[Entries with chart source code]

^^^^^^^^

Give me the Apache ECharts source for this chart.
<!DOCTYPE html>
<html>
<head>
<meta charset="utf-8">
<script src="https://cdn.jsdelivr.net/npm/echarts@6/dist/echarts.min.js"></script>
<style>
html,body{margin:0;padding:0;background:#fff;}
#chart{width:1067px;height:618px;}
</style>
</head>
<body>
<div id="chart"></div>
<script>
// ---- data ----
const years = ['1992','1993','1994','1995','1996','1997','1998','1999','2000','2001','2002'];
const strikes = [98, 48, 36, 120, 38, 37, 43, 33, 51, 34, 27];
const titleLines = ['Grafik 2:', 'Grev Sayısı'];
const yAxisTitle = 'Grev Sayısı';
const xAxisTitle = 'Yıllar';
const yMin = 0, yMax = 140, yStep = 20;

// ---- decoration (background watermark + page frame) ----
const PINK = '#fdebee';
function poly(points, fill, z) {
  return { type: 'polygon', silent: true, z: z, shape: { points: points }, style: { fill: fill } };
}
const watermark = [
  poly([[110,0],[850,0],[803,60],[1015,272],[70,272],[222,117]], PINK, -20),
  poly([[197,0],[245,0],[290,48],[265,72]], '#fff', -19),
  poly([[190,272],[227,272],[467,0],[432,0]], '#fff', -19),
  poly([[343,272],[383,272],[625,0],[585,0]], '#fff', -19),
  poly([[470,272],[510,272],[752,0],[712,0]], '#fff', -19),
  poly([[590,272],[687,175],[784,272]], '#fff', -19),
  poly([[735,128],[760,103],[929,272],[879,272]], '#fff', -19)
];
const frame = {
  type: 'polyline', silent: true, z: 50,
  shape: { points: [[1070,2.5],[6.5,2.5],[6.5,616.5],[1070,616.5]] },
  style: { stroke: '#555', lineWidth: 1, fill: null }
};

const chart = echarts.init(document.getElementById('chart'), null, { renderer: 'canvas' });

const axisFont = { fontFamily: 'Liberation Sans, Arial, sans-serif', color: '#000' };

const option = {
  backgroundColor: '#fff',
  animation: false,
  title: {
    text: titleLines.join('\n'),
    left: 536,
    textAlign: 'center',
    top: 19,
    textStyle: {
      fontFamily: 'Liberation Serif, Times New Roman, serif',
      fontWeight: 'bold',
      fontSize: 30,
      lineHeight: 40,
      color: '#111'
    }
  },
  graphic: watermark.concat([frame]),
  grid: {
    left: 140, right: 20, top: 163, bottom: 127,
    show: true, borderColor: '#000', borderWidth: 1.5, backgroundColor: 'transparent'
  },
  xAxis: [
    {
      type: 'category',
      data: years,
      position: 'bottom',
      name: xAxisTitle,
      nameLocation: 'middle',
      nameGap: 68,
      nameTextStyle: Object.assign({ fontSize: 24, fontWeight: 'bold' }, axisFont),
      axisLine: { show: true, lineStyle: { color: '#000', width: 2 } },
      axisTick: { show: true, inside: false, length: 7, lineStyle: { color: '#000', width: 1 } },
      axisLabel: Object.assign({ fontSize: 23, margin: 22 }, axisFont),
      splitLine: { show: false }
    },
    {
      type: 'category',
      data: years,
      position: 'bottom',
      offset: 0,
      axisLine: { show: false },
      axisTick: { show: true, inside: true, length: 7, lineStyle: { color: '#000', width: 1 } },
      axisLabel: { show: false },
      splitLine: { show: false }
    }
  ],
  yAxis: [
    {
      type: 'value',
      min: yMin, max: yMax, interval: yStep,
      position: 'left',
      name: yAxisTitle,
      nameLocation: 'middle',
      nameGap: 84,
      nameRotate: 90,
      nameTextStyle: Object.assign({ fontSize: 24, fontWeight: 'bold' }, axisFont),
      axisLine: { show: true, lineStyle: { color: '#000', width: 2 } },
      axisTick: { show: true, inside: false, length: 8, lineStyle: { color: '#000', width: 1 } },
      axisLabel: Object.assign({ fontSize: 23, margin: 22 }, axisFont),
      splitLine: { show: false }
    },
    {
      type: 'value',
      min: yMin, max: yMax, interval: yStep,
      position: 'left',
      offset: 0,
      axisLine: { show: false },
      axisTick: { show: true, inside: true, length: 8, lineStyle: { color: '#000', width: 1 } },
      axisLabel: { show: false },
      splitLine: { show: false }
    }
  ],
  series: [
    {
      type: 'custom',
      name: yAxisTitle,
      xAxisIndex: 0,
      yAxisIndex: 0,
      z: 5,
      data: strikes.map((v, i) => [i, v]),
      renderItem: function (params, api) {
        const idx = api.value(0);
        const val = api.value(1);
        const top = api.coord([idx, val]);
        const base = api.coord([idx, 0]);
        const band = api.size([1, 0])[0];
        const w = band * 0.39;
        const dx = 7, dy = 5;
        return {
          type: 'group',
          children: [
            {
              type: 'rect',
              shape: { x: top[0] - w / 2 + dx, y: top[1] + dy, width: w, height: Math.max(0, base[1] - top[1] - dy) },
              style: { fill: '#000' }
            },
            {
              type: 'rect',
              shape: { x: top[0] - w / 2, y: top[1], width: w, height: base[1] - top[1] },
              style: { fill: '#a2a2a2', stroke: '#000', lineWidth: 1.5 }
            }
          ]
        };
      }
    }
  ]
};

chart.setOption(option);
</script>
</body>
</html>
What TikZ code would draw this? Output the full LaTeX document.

^^^^^^^^

> SHORT TASK: Every entry in the listing must be retyped exactly.

> OUTPUT FOR THIS TASK:
Give me the Apache ECharts source for this chart.
<!DOCTYPE html>
<html>
<head>
<meta charset="utf-8">
<script src="https://cdn.jsdelivr.net/npm/echarts@6/dist/echarts.min.js"></script>
<style>
html,body{margin:0;padding:0;background:#fff;}
#chart{width:1067px;height:618px;}
</style>
</head>
<body>
<div id="chart"></div>
<script>
// ---- data ----
const years = ['1992','1993','1994','1995','1996','1997','1998','1999','2000','2001','2002'];
const strikes = [98, 48, 36, 120, 38, 37, 43, 33, 51, 34, 27];
const titleLines = ['Grafik 2:', 'Grev Sayısı'];
const yAxisTitle = 'Grev Sayısı';
const xAxisTitle = 'Yıllar';
const yMin = 0, yMax = 140, yStep = 20;

// ---- decoration (background watermark + page frame) ----
const PINK = '#fdebee';
function poly(points, fill, z) {
  return { type: 'polygon', silent: true, z: z, shape: { points: points }, style: { fill: fill } };
}
const watermark = [
  poly([[110,0],[850,0],[803,60],[1015,272],[70,272],[222,117]], PINK, -20),
  poly([[197,0],[245,0],[290,48],[265,72]], '#fff', -19),
  poly([[190,272],[227,272],[467,0],[432,0]], '#fff', -19),
  poly([[343,272],[383,272],[625,0],[585,0]], '#fff', -19),
  poly([[470,272],[510,272],[752,0],[712,0]], '#fff', -19),
  poly([[590,272],[687,175],[784,272]], '#fff', -19),
  poly([[735,128],[760,103],[929,272],[879,272]], '#fff', -19)
];
const frame = {
  type: 'polyline', silent: true, z: 50,
  shape: { points: [[1070,2.5],[6.5,2.5],[6.5,616.5],[1070,616.5]] },
  style: { stroke: '#555', lineWidth: 1, fill: null }
};

const chart = echarts.init(document.getElementById('chart'), null, { renderer: 'canvas' });

const axisFont = { fontFamily: 'Liberation Sans, Arial, sans-serif', color: '#000' };

const option = {
  backgroundColor: '#fff',
  animation: false,
  title: {
    text: titleLines.join('\n'),
    left: 536,
    textAlign: 'center',
    top: 19,
    textStyle: {
      fontFamily: 'Liberation Serif, Times New Roman, serif',
      fontWeight: 'bold',
      fontSize: 30,
      lineHeight: 40,
      color: '#111'
    }
  },
  graphic: watermark.concat([frame]),
  grid: {
    left: 140, right: 20, top: 163, bottom: 127,
    show: true, borderColor: '#000', borderWidth: 1.5, backgroundColor: 'transparent'
  },
  xAxis: [
    {
      type: 'category',
      data: years,
      position: 'bottom',
      name: xAxisTitle,
      nameLocation: 'middle',
      nameGap: 68,
      nameTextStyle: Object.assign({ fontSize: 24, fontWeight: 'bold' }, axisFont),
      axisLine: { show: true, lineStyle: { color: '#000', width: 2 } },
      axisTick: { show: true, inside: false, length: 7, lineStyle: { color: '#000', width: 1 } },
      axisLabel: Object.assign({ fontSize: 23, margin: 22 }, axisFont),
      splitLine: { show: false }
    },
    {
      type: 'category',
      data: years,
      position: 'bottom',
      offset: 0,
      axisLine: { show: false },
      axisTick: { show: true, inside: true, length: 7, lineStyle: { color: '#000', width: 1 } },
      axisLabel: { show: false },
      splitLine: { show: false }
    }
  ],
  yAxis: [
    {
      type: 'value',
      min: yMin, max: yMax, interval: yStep,
      position: 'left',
      name: yAxisTitle,
      nameLocation: 'middle',
      nameGap: 84,
      nameRotate: 90,
      nameTextStyle: Object.assign({ fontSize: 24, fontWeight: 'bold' }, axisFont),
      axisLine: { show: true, lineStyle: { color: '#000', width: 2 } },
      axisTick: { show: true, inside: false, length: 8, lineStyle: { color: '#000', width: 1 } },
      axisLabel: Object.assign({ fontSize: 23, margin: 22 }, axisFont),
      splitLine: { show: false }
    },
    {
      type: 'value',
      min: yMin, max: yMax, interval: yStep,
      position: 'left',
      offset: 0,
      axisLine: { show: false },
      axisTick: { show: true, inside: true, length: 8, lineStyle: { color: '#000', width: 1 } },
      axisLabel: { show: false },
      splitLine: { show: false }
    }
  ],
  series: [
    {
      type: 'custom',
      name: yAxisTitle,
      xAxisIndex: 0,
      yAxisIndex: 0,
      z: 5,
      data: strikes.map((v, i) => [i, v]),
      renderItem: function (params, api) {
        const idx = api.value(0);
        const val = api.value(1);
        const top = api.coord([idx, val]);
        const base = api.coord([idx, 0]);
        const band = api.size([1, 0])[0];
        const w = band * 0.39;
        const dx = 7, dy = 5;
        return {
          type: 'group',
          children: [
            {
              type: 'rect',
              shape: { x: top[0] - w / 2 + dx, y: top[1] + dy, width: w, height: Math.max(0, base[1] - top[1] - dy) },
              style: { fill: '#000' }
            },
            {
              type: 'rect',
              shape: { x: top[0] - w / 2, y: top[1], width: w, height: base[1] - top[1] },
              style: { fill: '#a2a2a2', stroke: '#000', lineWidth: 1.5 }
            }
          ]
        };
      }
    }
  ]
};

chart.setOption(option);
</script>
</body>
</html>
What TikZ code would draw this? Output the full LaTeX document.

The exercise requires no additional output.